Saturday, October 16, 2010
Sonichu Episode 1 Critical Review: A Postmodern Masterpiece Begins
I've discussed the fascinatingly pathetic phenomenon of Sonichu before, in context of the hilarious parody Asperchu. For something so utterly terrible, Christian Weston Chandler's much-derided webcomic has drawn more interest than many genuinely good stories. Most likely this is because Chandler* is so ready and unwittingly willing to embarrass himself, and the internet is quick to seize upon the bizarre and novel. But I think there's something to Sonichu that's more compelling than simply being a bad comic by a truly disturbing individual.**
Academia enjoys its alternate readings of works, and Sonichu need not be any different. Reading it as Chandler intended, as a children's adventure comic, means getting a badly written, badly drawn expression of an author's neuroses for an audience that could care less. But reading Sonichu as a parody ( and not " parody " in the way Chandler intends, as an excuse to swindle copyrighted characters ) shows a genuinely interesting psychodrama. Sonichu is an unintentionally brilliant commentary on genre fiction and its fans, and how people use stories and characters to cope with a complex world. Everybody does this, but Chandler's excesses illuminate fandom in a less-than-flattering light.
Even from the first Sonichu story, we see that the " electrical hedgehog Pokemon " is not the star of his strip. The very cover of " Issue Zero " has comic Chris-Chan telling Sonichu to " Zap out to the Extreme ", and Sonichu thanking his " father " for the instruction. The dynamic between Chris-Chan and Sonichu is meant to be father and son, but it goes without saying that biology would not allow a virgin birth of a cartoon animal to a human male. Instead, Sonichu serves as Chandler's idealized avatar-- if the Chris-Chan who appears in the comic is meant to represent Chandler's " dogged nice guy " conception of himself, then Sonichu is who Chandler wants to be, the children's hero who thrives within a never-maturing status quo.

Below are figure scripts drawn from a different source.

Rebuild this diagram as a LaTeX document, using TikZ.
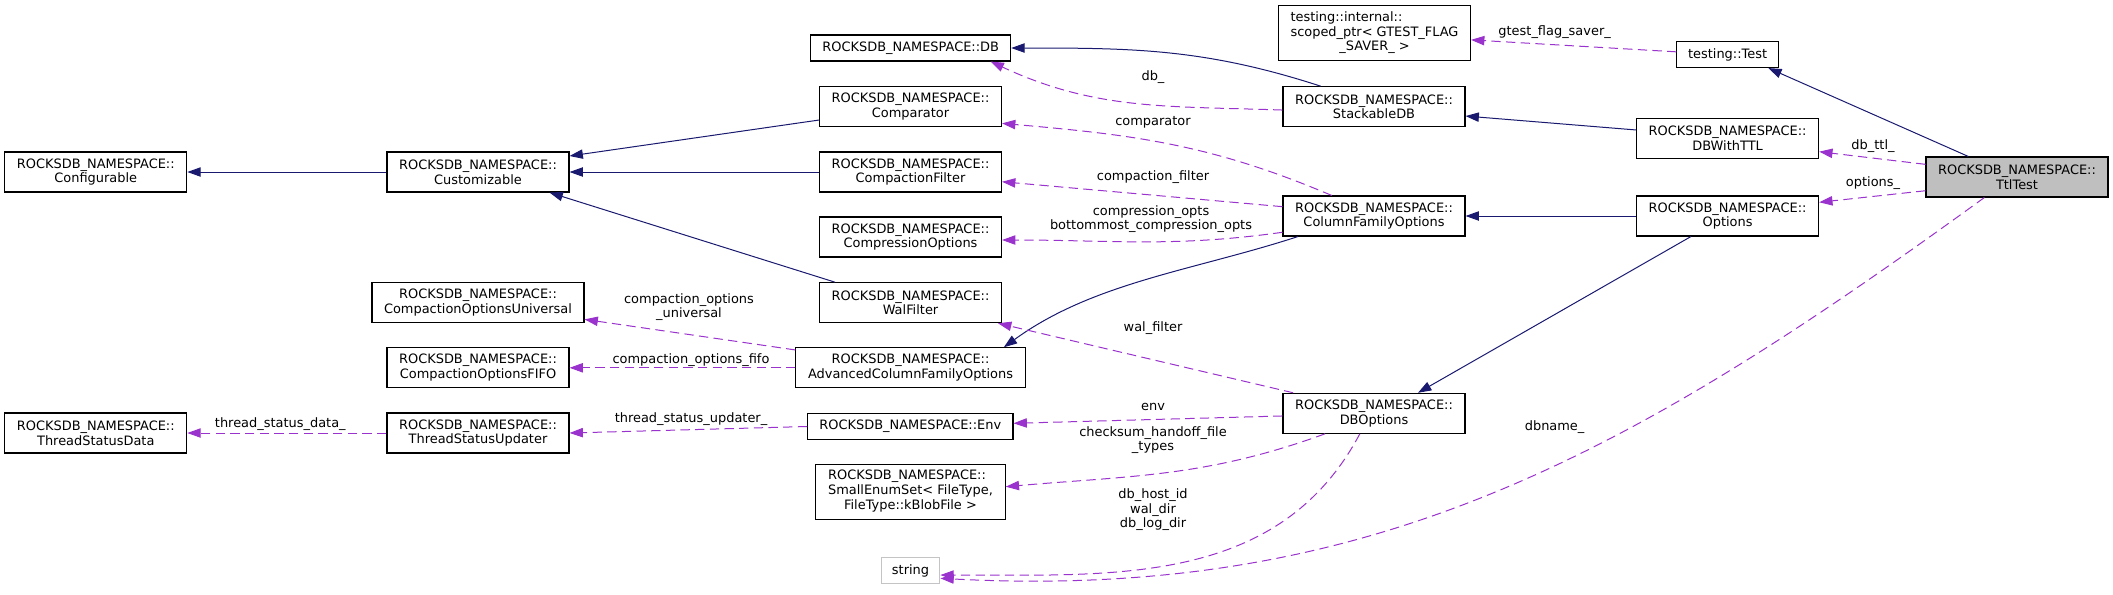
\documentclass[tikz,border=0pt]{standalone}
\usepackage{fontspec}
\setmainfont{DejaVu Sans}
\usepackage{xcolor}
\usepackage{tikz}
\usetikzlibrary{arrows.meta, positioning, calc}
\definecolor{C_INH} {HTML}{191970}
\definecolor{C_USE} {HTML}{9A32CD}
\definecolor{C_MAIN}{HTML}{BFBFBF}
\definecolor{C_EXT} {HTML}{C4C4C4}
\tikzset{
  %% -- class box --
  cls/box/.style={
    draw=black, line width=0.8pt, fill=white,
    minimum width=136.5pt, minimum height=30pt,
    inner sep=0pt, align=center
  },
  %% -- one line class box --
  cls/slim/.style={cls/box, minimum height=19.5pt},
  %% -- the class the graph is about --
  cls/main/.style={cls/box, fill=C_MAIN},
  %% -- class without documentation --
  cls/ext/.style={cls/box, draw=C_EXT},
  %% -- inheritance --
  rel/inh/.style={-{Triangle[length=10pt,width=7pt]}, line width=0.75pt, color=C_INH},
  %% -- usage (member) --
  rel/use/.style={-{Triangle[length=10pt,width=7pt]}, line width=0.75pt, color=C_USE,
    dash pattern=on 7pt off 4pt},
  %% -- member name --
  rel/lbl/.style={inner sep=0pt, align=center},
}

\begin{document}
\begin{tikzpicture}[
  every node/.style={font=\fontsize{9.7}{11}\selectfont},
  x=0.75pt, y=-0.75pt,
]
\useasboundingbox (0,0) rectangle (2113,594);

%% Nodes
\node[cls/box] (conf)   at (95.8,172)
  {ROCKSDB\_NAMESPACE::\\Configurable};
\node[cls/box] (cust)   at (478,172)
  {ROCKSDB\_NAMESPACE::\\Customizable};
\node[cls/box, minimum width=159pt] (univ) at (478,302.7)
  {ROCKSDB\_NAMESPACE::\\CompactionOptionsUniversal};
\node[cls/box] (fifo)   at (478,367.8)
  {ROCKSDB\_NAMESPACE::\\CompactionOptionsFIFO};
\node[cls/box] (tsdata) at (95.8,433)
  {ROCKSDB\_NAMESPACE::\\ThreadStatusData};
\node[cls/box] (tsupd)  at (478,433)
  {ROCKSDB\_NAMESPACE::\\ThreadStatusUpdater};

\node[cls/slim, minimum width=150pt] (db) at (910.7,48)
  {ROCKSDB\_NAMESPACE::DB};
\node[cls/box] (cmp)    at (910.5,106.7)
  {ROCKSDB\_NAMESPACE::\\Comparator};
\node[cls/box] (cfilt)  at (910.5,172)
  {ROCKSDB\_NAMESPACE::\\CompactionFilter};
\node[cls/box] (copts)  at (910.5,237)
  {ROCKSDB\_NAMESPACE::\\CompressionOptions};
\node[cls/box] (wal)    at (910.5,302.7)
  {ROCKSDB\_NAMESPACE::\\WalFilter};
\node[cls/box, minimum width=172pt] (acfo) at (910.5,367.8)
  {ROCKSDB\_NAMESPACE::\\AdvancedColumnFamilyOptions};
\node[cls/slim, minimum width=154pt] (env) at (910.3,426.5)
  {ROCKSDB\_NAMESPACE::Env};
\node[cls/box, minimum width=142pt, minimum height=41.25pt] (enumset) at (910.5,491.7)
  {\begin{tabular}{@{}l@{}}ROCKSDB\_NAMESPACE::\\SmallEnumSet< FileType,\\
   \multicolumn{1}{@{}c@{}}{FileType::kBlobFile >}\end{tabular}};
\node[cls/ext, minimum width=44pt, minimum height=19.5pt] (str) at (910.5,570.5)
  {string};

\node[cls/box, minimum width=144pt, minimum height=41.25pt] (scoped) at (1374.5,33.2)
  {\begin{tabular}{@{}l@{}}testing::internal::\\scoped\_ptr< GTEST\_FLAG\\
   \multicolumn{1}{@{}c@{}}{\_SAVER\_ >}\end{tabular}};
\node[cls/box] (stack)  at (1374,106.7)
  {ROCKSDB\_NAMESPACE::\\StackableDB};
\node[cls/box] (cfo)    at (1374,216)
  {ROCKSDB\_NAMESPACE::\\ColumnFamilyOptions};
\node[cls/box] (dbo)    at (1374,413.3)
  {ROCKSDB\_NAMESPACE::\\DBOptions};

\node[cls/slim, minimum width=76pt] (test) at (1727.6,54.5)
  {testing::Test};
\node[cls/box] (dbttl)  at (1727.6,138.5)
  {ROCKSDB\_NAMESPACE::\\DBWithTTL};
\node[cls/box] (opts)   at (1727.6,216)
  {ROCKSDB\_NAMESPACE::\\Options};
\node[cls/main] (ttl)   at (2017,177)
  {ROCKSDB\_NAMESPACE::\\TtlTest};

%% Inheritance
\draw[rel/inh] (cust.west) -- (conf.east);
\draw[rel/inh] ([yshift=-10pt]cmp.west) -- ([yshift=12pt]cust.east);
\draw[rel/inh] (cfilt.west) -- (cust.east);
\draw[rel/inh] ([xshift=12pt]wal.north west) -- ([xshift=-15pt]cust.south east);
\draw[rel/inh] ([xshift=-40pt]stack.north) to[out=162,in=0] (db.east);
\draw[rel/inh] ([yshift=6.4pt]dbttl.west) -- ([yshift=-7pt]stack.east);
\draw[rel/inh] (opts.west) -- (cfo.east);
\draw[rel/inh] ([xshift=-36.5pt]ttl.north) -- ([xshift=30.5pt]test.south);
\draw[rel/inh] ([xshift=-27.5pt]opts.south) -- ([xshift=33pt]dbo.north);
\draw[rel/inh] ([xshift=-57pt]cfo.south) to[out=-162,in=36,looseness=0.9] ([xshift=70pt]acfo.north);

%% Members
\draw[rel/use] ([yshift=2pt]test.west) -- ([yshift=-5pt]scoped.east);
\draw[rel/use] ([yshift=-2.5pt]stack.west) to[out=178,in=-25] ([xshift=-15.5pt]db.south east);
\draw[rel/use] ([xshift=-31.7pt]cfo.north) to[out=157,in=-5] ([yshift=-12.5pt]cmp.east);
\draw[rel/use] ([yshift=7pt]cfo.west) -- ([yshift=-7.3pt]cfilt.east);
\draw[rel/use] ([yshift=-12.2pt]cfo.west) to[out=-172,in=0] ([yshift=-2.25pt]copts.east);
\draw[rel/use] ([yshift=-2pt]acfo.north west) -- ([yshift=-12.5pt]univ.east);
\draw[rel/use] (acfo.west) -- (fifo.east);
\draw[rel/use] (tsupd.west) -- (tsdata.east);
\draw[rel/use] (env.west) -- (tsupd.east);
\draw[rel/use] ([xshift=8pt]dbo.north west) -- ([xshift=-3pt]wal.south east);
\draw[rel/use] ([yshift=-2pt]dbo.west) -- ([yshift=2.4pt]env.east);
\draw[rel/use] ([xshift=-36.75pt]dbo.south) to[out=-160,in=5] ([yshift=3.75pt]enumset.east);
\draw[rel/use] ([xshift=-10.65pt]dbo.south) to[out=-118,in=0] ([yshift=-3.4pt]str.east);
\draw[rel/use] ([xshift=-24.5pt]ttl.south) to[out=-144,in=-3] ([yshift=-5.85pt]str.east);
\draw[rel/use] ([yshift=9.5pt]ttl.west) -- ([yshift=-9.9pt]dbttl.east);
\draw[rel/use] ([yshift=-10.3pt]ttl.west) -- ([yshift=10.3pt]opts.east);

%% Member names
\node[rel/lbl] (l-gtest) at (1554.6,32.3) {gtest\_flag\_saver\_};
\node[rel/lbl] (l-db)    at (1153,76.7)   {db\_};
\node[rel/lbl] (l-cmp)   at (1153,122.7)  {comparator};
\node[rel/lbl] (l-cfilt) at (1153,176.7)  {compaction\_filter};
\node[rel/lbl] (l-copts) at (1151,219.2)
  {compression\_opts\\bottommost\_compression\_opts};
\node[rel/lbl] (l-univ)  at (689,307)     {compaction\_options\\\_universal};
\node[rel/lbl] (l-fifo)  at (691,360)     {compaction\_options\_fifo};
\node[rel/lbl] (l-tsd)   at (280.3,424.3) {thread\_status\_data\_};
\node[rel/lbl] (l-tsu)   at (691,419.3)   {thread\_status\_updater\_};
\node[rel/lbl] (l-wal)   at (1153,328.3)  {wal\_filter};
\node[rel/lbl] (l-env)   at (1153,407.3)  {env};
\node[rel/lbl] (l-sum)   at (1153,440)    {checksum\_handoff\_file\\\_types};
\node[rel/lbl] (l-dir)   at (1153,509.8)  {db\_host\_id\\wal\_dir\\db\_log\_dir};
\node[rel/lbl] (l-name)  at (1554.6,426.7) {dbname\_};
\node[rel/lbl] (l-ttl)   at (1873,146)    {db\_ttl\_};
\node[rel/lbl] (l-opt)   at (1873,183.3)  {options\_};
\end{tikzpicture}
\end{document}
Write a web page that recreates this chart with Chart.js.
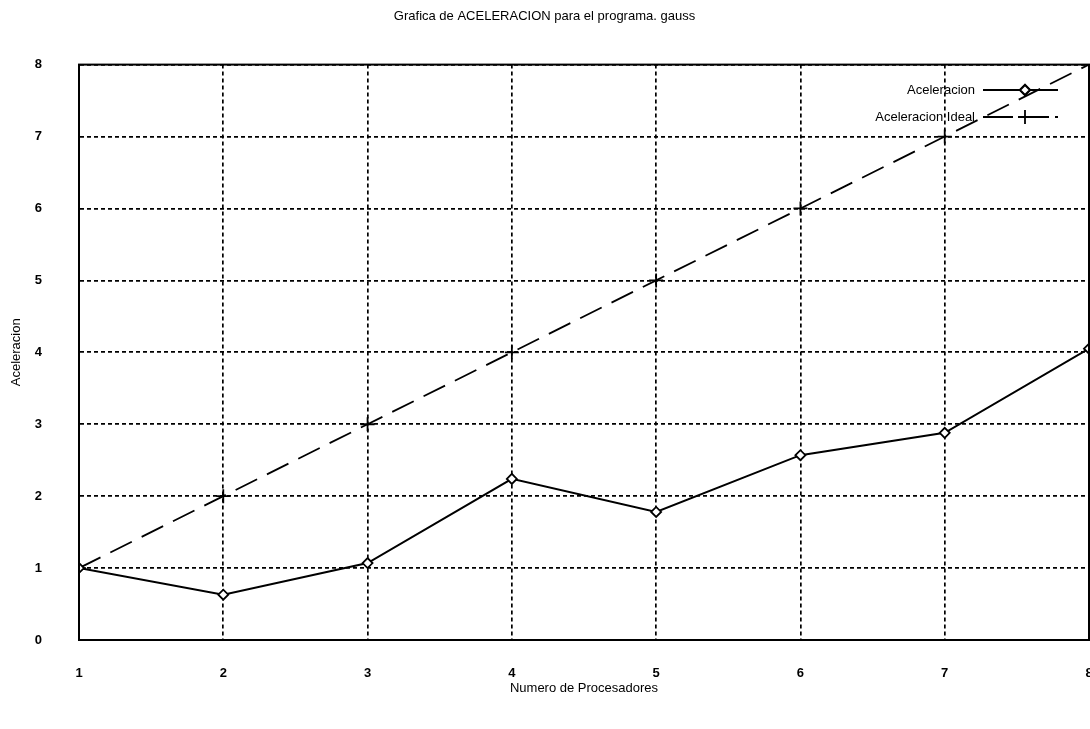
<!DOCTYPE html>
<html lang="es">
<head>
  <meta charset="UTF-8" />
  <title>Grafica de ACELERACION</title>
  <script src="https://cdn.jsdelivr.net/npm/chart.js"></script>
  <style>
    body { margin: 0; background: #fff; }
    canvas { display: block; }
  </style>
</head>
<body>
  <canvas id="grafica" width="1090" height="729"></canvas>

  <script>
    // numero de procesadores y aceleraciones medidas
    const procesadores = [1, 2, 3, 4, 5, 6, 7, 8];
    const aceleracion = [1, 0.63, 1.07, 2.24, 1.78, 2.57, 2.88, 4.05];
    const aceleracionIdeal = [1, 2, 3, 4, 5, 6, 7, 8];
    const nombres = ["Aceleracion", "Aceleracion Ideal"];

    const puntos = (ys) => procesadores.map((x, i) => ({ x: x, y: ys[i] }));

    // marco completo y leyenda dentro del area (estilo gnuplot)
    const marcoLeyenda = {
      id: "marcoLeyenda",
      afterDatasetsDraw(chart) {
        const ctx = chart.ctx;
        const a = chart.chartArea;
        ctx.save();
        ctx.strokeStyle = "#000";
        ctx.lineWidth = 2;
        ctx.setLineDash([]);
        ctx.strokeRect(a.left, a.top, a.right - a.left, a.bottom - a.top);

        ctx.font = "13px 'Liberation Sans', Arial, sans-serif";
        ctx.fillStyle = "#000";
        ctx.textAlign = "right";
        ctx.textBaseline = "middle";
        chart.data.datasets.forEach((ds, i) => {
          const y = 90 + i * 27;
          ctx.fillText(ds.label, 975, y);
          ctx.lineWidth = ds.borderWidth;
          ctx.setLineDash(ds.borderDash ? [30, 6] : []);
          ctx.beginPath();
          ctx.moveTo(983, y);
          ctx.lineTo(1058, y);
          ctx.stroke();
          ctx.setLineDash([]);
          Chart.helpers.drawPoint(ctx, {
            pointStyle: ds.pointStyle,
            radius: ds.pointRadius,
            rotation: 0,
            borderWidth: ds.pointBorderWidth
          }, 1025, y);
          if (ds.pointStyle === "rectRot") {
            ctx.fillStyle = "#fff";
            ctx.fill();
            ctx.stroke();
            ctx.fillStyle = "#000";
          }
        });
        ctx.restore();
      }
    };

    const fuenteTicks = { family: "'Liberation Sans', Arial, sans-serif", size: 13, weight: "bold" };
    const fuenteTexto = { family: "'Liberation Sans', Arial, sans-serif", size: 13, weight: "normal" };

    new Chart(document.getElementById("grafica"), {
      type: "line",
      data: {
        datasets: [
          {
            label: nombres[0],
            data: puntos(aceleracion),
            borderColor: "#000",
            borderWidth: 2,
            pointStyle: "rectRot",
            pointRadius: 5,
            pointBorderWidth: 1.8,
            pointBackgroundColor: "#fff",
            pointBorderColor: "#000",
            tension: 0
          },
          {
            label: nombres[1],
            data: puntos(aceleracionIdeal),
            borderColor: "#000",
            borderWidth: 1.8,
            borderDash: [24, 11],
            pointStyle: "cross",
            pointRadius: 7,
            pointBorderWidth: 1.8,
            pointBorderColor: "#000",
            tension: 0
          }
        ]
      },
      options: {
        responsive: false,
        animation: false,
        layout: { autoPadding: false, padding: { left: 0, right: 1, top: 0, bottom: 0 } },
        plugins: {
          legend: { display: false },
          tooltip: { enabled: false },
          title: {
            display: true,
            text: "Grafica de ACELERACION para el programa. gauss",
            color: "#000",
            font: fuenteTexto,
            padding: { top: 9, bottom: 40 }
          }
        },
        scales: {
          x: {
            type: "linear",
            min: 1,
            max: 8,
            afterFit: (s) => { s.height = 89; s.paddingRight = 0; s.paddingLeft = 0; },
            ticks: { stepSize: 1, color: "#000", font: fuenteTicks, padding: 26 },
            grid: { color: "#000", lineWidth: 1.7, drawTicks: false },
            border: { display: true, color: "#000", width: 2, dash: [4, 3] },
            title: {
              display: true,
              text: "Numero de Procesadores",
              color: "#000",
              font: fuenteTexto,
              padding: { top: 0, bottom: 33 }
            }
          },
          y: {
            min: 0,
            max: 8,
            afterFit: (s) => { s.width = 79; s.paddingTop = 0; s.paddingBottom = 0; },
            ticks: { stepSize: 1, color: "#000", font: fuenteTicks, padding: 37 },
            grid: { color: "#000", lineWidth: 1.7, drawTicks: false },
            border: { display: true, color: "#000", width: 2, dash: [4, 3] },
            title: {
              display: true,
              text: "Aceleracion",
              color: "#000",
              font: fuenteTexto,
              padding: { top: 9, bottom: 0 }
            }
          }
        }
      },
      plugins: [marcoLeyenda]
    });
  </script>
</body>
</html>
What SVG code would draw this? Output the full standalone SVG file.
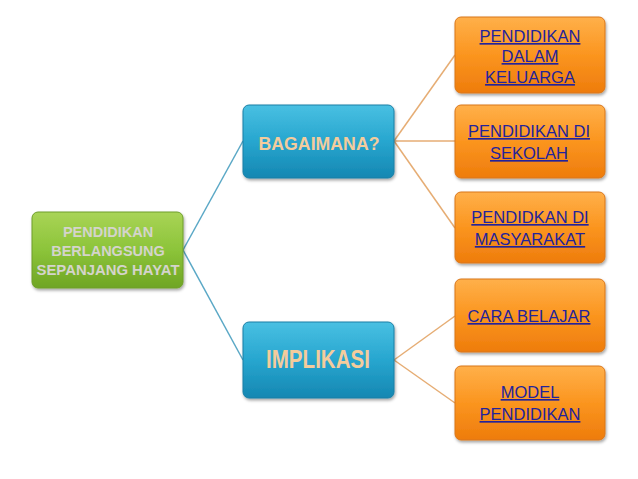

Not only does Chris-Chan hog the cover, but he serves as the narrator for the debut story. He frames the story as its " intrusive creator ", telling us how the unwitting influence of Super Sonic transformed a Pikachu into Sonichu, and a Raichu into his female counterpart and girlfriend Rosechu. The Pikachu is literally just sitting there, about to be eaten by a monster, when he is transformed into Sonichu. After the transformation, he immediately fights and defeats the monster. He's cheered by the public, is impressed by his newfound power and ability to speak, and does not hesitate to rename himself " Sonichu ". Chris-Chan starts and ends this sequence, reminding us that Sonichu is his creation-- Chandler not only lives vicariously through Sonichu, but feeds off of the hypothetical adulation Sonichu receives, hoping that there will be a trickle-down fandom from his creation to him. He's creator and fan in one.
The episode concludes with a " Who's Who " list, involving Sonichu, Rosechu, the " Chaotic Combo " of other recolored hedgehog characters, the villains ( based on Chandler's real-life antagonists ), and three mysterious new Sonichus. There's not much to say about this as writing, since it's clearly telling and not showing. But it does reinforce the idea that Sonichu is about a status quo-- and in later chapters, that status quo finds itself under threat and has to resist.
More to Come..
* I'm referring to the real world Christian Weston Chandler by his last name, while the in-comic CWC will be called " Chris-Chan ".
** And this is NOT because of his autism. While Chandler may use his autism diagnosis as an attempt to excuse his problems, too many people bash him in context of his condition. Autism does not make people do any of the things Chandler has done, and calling him things like " that autistic fuck " or " autistic man-child " in the comments will not be tolerated.